What you should do =>
Extract word for word the lines of the listing from its start to the line holding "b_yticks = [0.395, 0.400, 0.405, 0.410, 0.415, 0.420, 0.425]", both ends kept; pictures are not part of the copy.

Data segment =>
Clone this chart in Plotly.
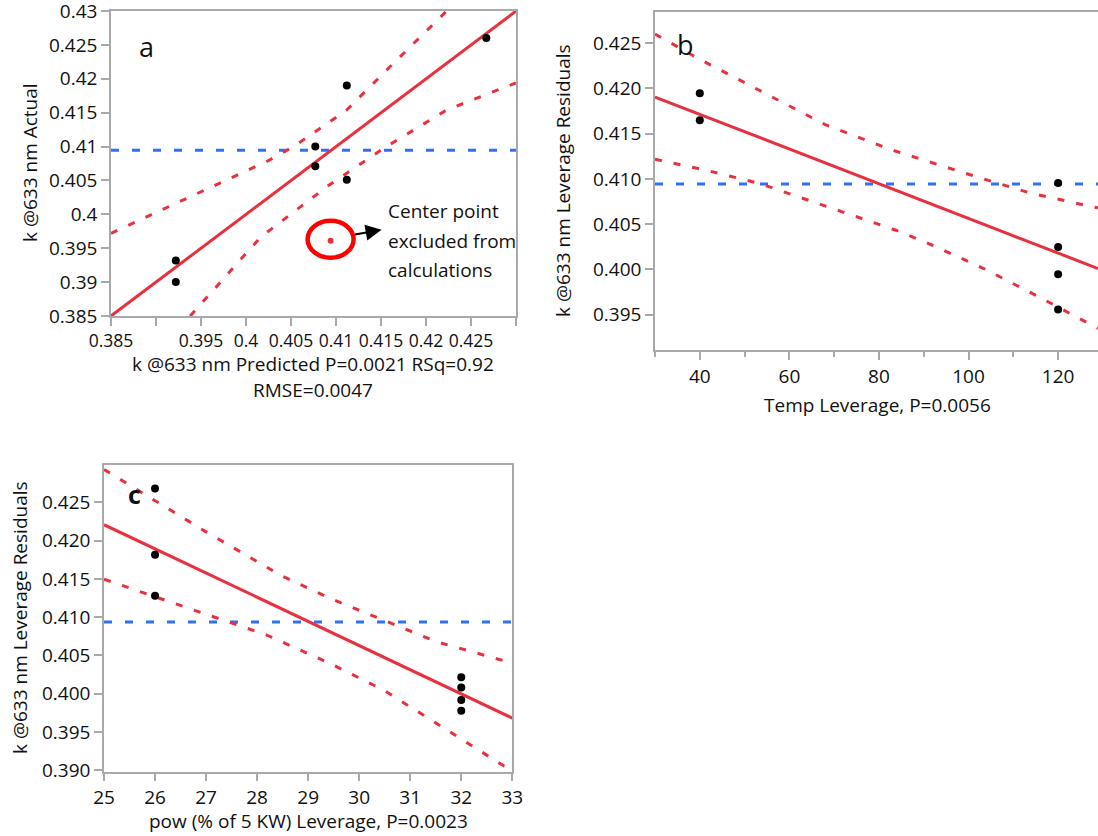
import plotly.graph_objects as go

FONT = "Open Sans"
RED = "#E8303F"
BLUE = "#3070F5"
GREY = "#A9A9A9"

# ---------------- Panel a: Actual by Predicted ----------------
a_pred = [0.3922, 0.3922, 0.4077, 0.4077, 0.4112, 0.4112, 0.4267]
a_actual = [0.3932, 0.3900, 0.4100, 0.4071, 0.4190, 0.4051, 0.4260]
a_excl_pred = [0.4094]
a_excl_actual = [0.3961]
a_fit_x = [0.385, 0.430]
a_fit_y = [0.385, 0.430]
a_upper_x = [0.385, 0.3945, 0.4023, 0.4053, 0.4112, 0.4164, 0.4223]
a_upper_y = [0.3972, 0.4030, 0.4078, 0.4100, 0.4154, 0.4223, 0.4300]
a_lower_x = [0.3938, 0.4016, 0.4090, 0.4156, 0.4223, 0.4300]
a_lower_y = [0.3850, 0.3966, 0.4041, 0.4100, 0.4154, 0.4194]
a_mean = 0.40945
a_xrange = [0.3849999, 0.4300001]
a_yrange = [0.3849999, 0.4300001]
a_xticks = [0.385, 0.39, 0.395, 0.4, 0.405, 0.41, 0.415, 0.42, 0.425, 0.43]
a_xticktext = ["0.385", "", "0.395", "0.4", "0.405", "0.41", "0.415", "0.42", "0.425", ""]
a_yticks = [0.385, 0.39, 0.395, 0.4, 0.405, 0.41, 0.415, 0.42, 0.425, 0.43]
a_yticktext = ["0.385", "0.39", "0.395", "0.4", "0.405", "0.41", "0.415", "0.42", "0.425", "0.43"]

# ---------------- Panel b: Temp leverage ----------------
b_temp = [40, 40, 120, 120, 120, 120]
b_resid = [0.41945, 0.41647, 0.40955, 0.40248, 0.39947, 0.39557]
b_fit_x = [30, 128.9]
b_fit_y = [0.41904, 0.40010]
b_upper_x = [30, 40, 68, 83.1, 100.7, 113.7, 127.8, 128.9]
b_upper_y = [0.4260, 0.4232, 0.4160, 0.41316, 0.41040, 0.40845, 0.40690, 0.40680]
b_lower_x = [30, 41.5, 53.4, 67, 83.8, 91.1, 103.4, 115.7, 128.9]
b_lower_y = [0.41216, 0.41095, 0.40948, 0.40720, 0.40433, 0.40286, 0.40010, 0.39697, 0.39348]
b_mean = 0.40944
b_xrange = [30, 128.9]
b_yrange = [0.3911, 0.4284]
b_xticks = [40, 60, 80, 100, 120]
b_yticks = [0.395, 0.400, 0.405, 0.410, 0.415, 0.420, 0.425]

# ---------------- Panel c: pow leverage ----------------
c_pow = [26, 26, 26, 32, 32, 32, 32]
c_resid = [0.42683, 0.41817, 0.41281, 0.40216, 0.40080, 0.39916, 0.39777]
c_fit_x = [25, 33]
c_fit_y = [0.42209, 0.39681]
c_upper_x = [25, 26.05, 27.0, 28.18, 28.45, 29.43, 30.48, 31.52, 33]
c_upper_y = [0.42932, 0.42508, 0.42116, 0.41658, 0.41551, 0.41246, 0.40963, 0.40678, 0.40400]
c_lower_x = [25, 26, 27, 28.18, 29.43, 30.48, 31.52, 33]
c_lower_y = [0.41496, 0.41268, 0.41030, 0.40769, 0.40395, 0.40046, 0.39610, 0.38985]
c_mean = 0.40938
c_xrange = [25, 33.00001]
c_yrange = [0.3898, 0.4299]
c_xticks = [25, 26, 27, 28, 29, 30, 31, 32, 33]
c_yticks = [0.390, 0.395, 0.400, 0.405, 0.410, 0.415, 0.420, 0.425]

# figure fills the whole 1098x836 page (body margin removed below)
OFF = 0
W, H = 1098, 836
FS = 19

fig = go.Figure()


def add_panel(xa, ya, px, py, fx, fy, ux, uy, lx, ly, mean, xr):
    fig.add_trace(go.Scatter(x=xr, y=[mean, mean], mode="lines", xaxis=xa, yaxis=ya,
                             line=dict(color=BLUE, width=3, dash="8px,13px"), showlegend=False))
    fig.add_trace(go.Scatter(x=ux, y=uy, mode="lines", xaxis=xa, yaxis=ya,
                             line=dict(color=RED, width=3, dash="7px,12px"), showlegend=False))
    fig.add_trace(go.Scatter(x=lx, y=ly, mode="lines", xaxis=xa, yaxis=ya,
                             line=dict(color=RED, width=3, dash="7px,12px"), showlegend=False))
    fig.add_trace(go.Scatter(x=fx, y=fy, mode="lines", xaxis=xa, yaxis=ya,
                             line=dict(color=RED, width=3), showlegend=False))
    fig.add_trace(go.Scatter(x=px, y=py, mode="markers", xaxis=xa, yaxis=ya,
                             marker=dict(color="black", size=8), showlegend=False, cliponaxis=False))


add_panel("x", "y", a_pred, a_actual, a_fit_x, a_fit_y, a_upper_x, a_upper_y,
          a_lower_x, a_lower_y, a_mean, a_xrange)
fig.add_trace(go.Scatter(x=a_excl_pred, y=a_excl_actual, mode="markers", xaxis="x", yaxis="y",
                         marker=dict(color=RED, size=6), showlegend=False))
add_panel("x2", "y2", b_temp, b_resid, b_fit_x, b_fit_y, b_upper_x, b_upper_y,
          b_lower_x, b_lower_y, b_mean, b_xrange)
add_panel("x3", "y3", c_pow, c_resid, c_fit_x, c_fit_y, c_upper_x, c_upper_y,
          c_lower_x, c_lower_y, c_mean, c_xrange)

tickfont = dict(family=FONT, size=FS, color="#111111")


def axis(domain, rng, anchor, mirror=True, **kw):
    d = dict(domain=domain, range=rng, anchor=anchor, showline=True, linecolor=GREY,
             linewidth=1.5, mirror=mirror, ticks="outside", ticklen=8, tickwidth=1.5,
             tickcolor=GREY, showgrid=False, zeroline=False, tickfont=tickfont,
             automargin=False, tickangle=0, ticklabeloverflow="allow")
    d.update(kw)
    return d


def px_x(a, b):
    return [(a - OFF) / W, min((b - OFF) / W, 1.0)]


def px_y(top, bottom):
    return [1 - (bottom - OFF) / H, 1 - (top - OFF) / H]


fig.update_layout(
    width=W, height=H, margin=dict(l=0, r=0, t=0, b=0, autoexpand=False),
    plot_bgcolor="white", paper_bgcolor="white",
    font=dict(family=FONT, color="#111111"),
    xaxis=axis(px_x(111, 516), a_xrange, "y", tickmode="array", tickvals=a_xticks, ticktext=a_xticktext,
               tickfont=dict(family=FONT, size=17.5, color="#111111")),
    yaxis=axis(px_y(11, 316), a_yrange, "x", tickmode="array", tickvals=a_yticks, ticktext=a_yticktext),
    xaxis2=axis(px_x(655, 1098), b_xrange, "y2", tickmode="array", tickvals=b_xticks,
                ticktext=[str(v) for v in b_xticks],
                minor=dict(dtick=10, tick0=30, ticklen=5, tickwidth=1.5, tickcolor=GREY, ticks="outside")),
    yaxis2=axis(px_y(12.3, 350), b_yrange, "x2", mirror=False, tickmode="array", tickvals=b_yticks,
                ticktext=[f"{v:.3f}" for v in b_yticks]),
    xaxis3=axis(px_x(104, 512.3), c_xrange, "y3", tickmode="array", tickvals=c_xticks,
                ticktext=[str(v) for v in c_xticks]),
    yaxis3=axis(px_y(465, 771.7), c_yrange, "x3", tickmode="array", tickvals=c_yticks,
                ticktext=[f"{v:.3f}" for v in c_yticks]),
)

# excluded-point ring
fig.add_shape(type="circle", xref="x", yref="y", xsizemode="pixel", ysizemode="pixel",
              xanchor=a_excl_pred[0], yanchor=a_excl_actual[0], x0=-23, x1=23, y0=-17, y1=20,
              line=dict(color="#FF0000", width=4.5))
fig.add_annotation(x=a_excl_pred[0], y=a_excl_actual[0], xref="x", yref="y", xshift=51, yshift=11,
                   ax=-28, ay=5, text="", showarrow=True, arrowhead=2, arrowsize=1.6,
                   arrowwidth=2, arrowcolor="black")
for txt, ys in [("Center point", 30), ("excluded from", 0), ("calculations", -29)]:
    fig.add_annotation(x=a_excl_pred[0], y=a_excl_actual[0], xref="x", yref="y", xshift=55,
                       yshift=ys, text=txt, showarrow=False, xanchor="left", yanchor="middle",
                       font=dict(family=FONT, size=FS, color="#111111"))


# titles and panel letters (positions in page pixels)
def ann(x, y, text, angle=0, size=FS, **kw):
    fig.add_annotation(x=(x - OFF) / W, y=1 - (y - OFF) / H, xref="paper", yref="paper", text=text,
                       showarrow=False, textangle=angle, xanchor="center", yanchor="middle",
                       font=dict(family=FONT, size=size, color="#111111"), **kw)


ann(30, 163, "k @633 nm Actual", angle=-90)
ann(313, 364, "k @633 nm Predicted P=0.0021 RSq=0.92")
ann(313, 390, "RMSE=0.0047")
ann(563, 181, "k @633 nm Leverage Residuals", angle=-90)
ann(877, 405, "Temp Leverage, P=0.0056")
ann(20, 618, "k @633 nm Leverage Residuals", angle=-90)
ann(308, 821, "pow (% of 5 KW) Leverage, P=0.0023")
ann(146, 46, "a", size=27)
ann(685, 45, "b", size=27)
ann(134, 494, "<b>c</b>", size=25)

fig.write_html("out.html", config={"displayModeBar": False},
               post_script="document.body.style.margin='0px';document.body.style.overflow='hidden';")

Final result =>
Clone this chart in Plotly.
import plotly.graph_objects as go

FONT = "Open Sans"
RED = "#E8303F"
BLUE = "#3070F5"
GREY = "#A9A9A9"

# ---------------- Panel a: Actual by Predicted ----------------
a_pred = [0.3922, 0.3922, 0.4077, 0.4077, 0.4112, 0.4112, 0.4267]
a_actual = [0.3932, 0.3900, 0.4100, 0.4071, 0.4190, 0.4051, 0.4260]
a_excl_pred = [0.4094]
a_excl_actual = [0.3961]
a_fit_x = [0.385, 0.430]
a_fit_y = [0.385, 0.430]
a_upper_x = [0.385, 0.3945, 0.4023, 0.4053, 0.4112, 0.4164, 0.4223]
a_upper_y = [0.3972, 0.4030, 0.4078, 0.4100, 0.4154, 0.4223, 0.4300]
a_lower_x = [0.3938, 0.4016, 0.4090, 0.4156, 0.4223, 0.4300]
a_lower_y = [0.3850, 0.3966, 0.4041, 0.4100, 0.4154, 0.4194]
a_mean = 0.40945
a_xrange = [0.3849999, 0.4300001]
a_yrange = [0.3849999, 0.4300001]
a_xticks = [0.385, 0.39, 0.395, 0.4, 0.405, 0.41, 0.415, 0.42, 0.425, 0.43]
a_xticktext = ["0.385", "", "0.395", "0.4", "0.405", "0.41", "0.415", "0.42", "0.425", ""]
a_yticks = [0.385, 0.39, 0.395, 0.4, 0.405, 0.41, 0.415, 0.42, 0.425, 0.43]
a_yticktext = ["0.385", "0.39", "0.395", "0.4", "0.405", "0.41", "0.415", "0.42", "0.425", "0.43"]

# ---------------- Panel b: Temp leverage ----------------
b_temp = [40, 40, 120, 120, 120, 120]
b_resid = [0.41945, 0.41647, 0.40955, 0.40248, 0.39947, 0.39557]
b_fit_x = [30, 128.9]
b_fit_y = [0.41904, 0.40010]
b_upper_x = [30, 40, 68, 83.1, 100.7, 113.7, 127.8, 128.9]
b_upper_y = [0.4260, 0.4232, 0.4160, 0.41316, 0.41040, 0.40845, 0.40690, 0.40680]
b_lower_x = [30, 41.5, 53.4, 67, 83.8, 91.1, 103.4, 115.7, 128.9]
b_lower_y = [0.41216, 0.41095, 0.40948, 0.40720, 0.40433, 0.40286, 0.40010, 0.39697, 0.39348]
b_mean = 0.40944
b_xrange = [30, 128.9]
b_yrange = [0.3911, 0.4284]
b_xticks = [40, 60, 80, 100, 120]
b_yticks = [0.395, 0.400, 0.405, 0.410, 0.415, 0.420, 0.425]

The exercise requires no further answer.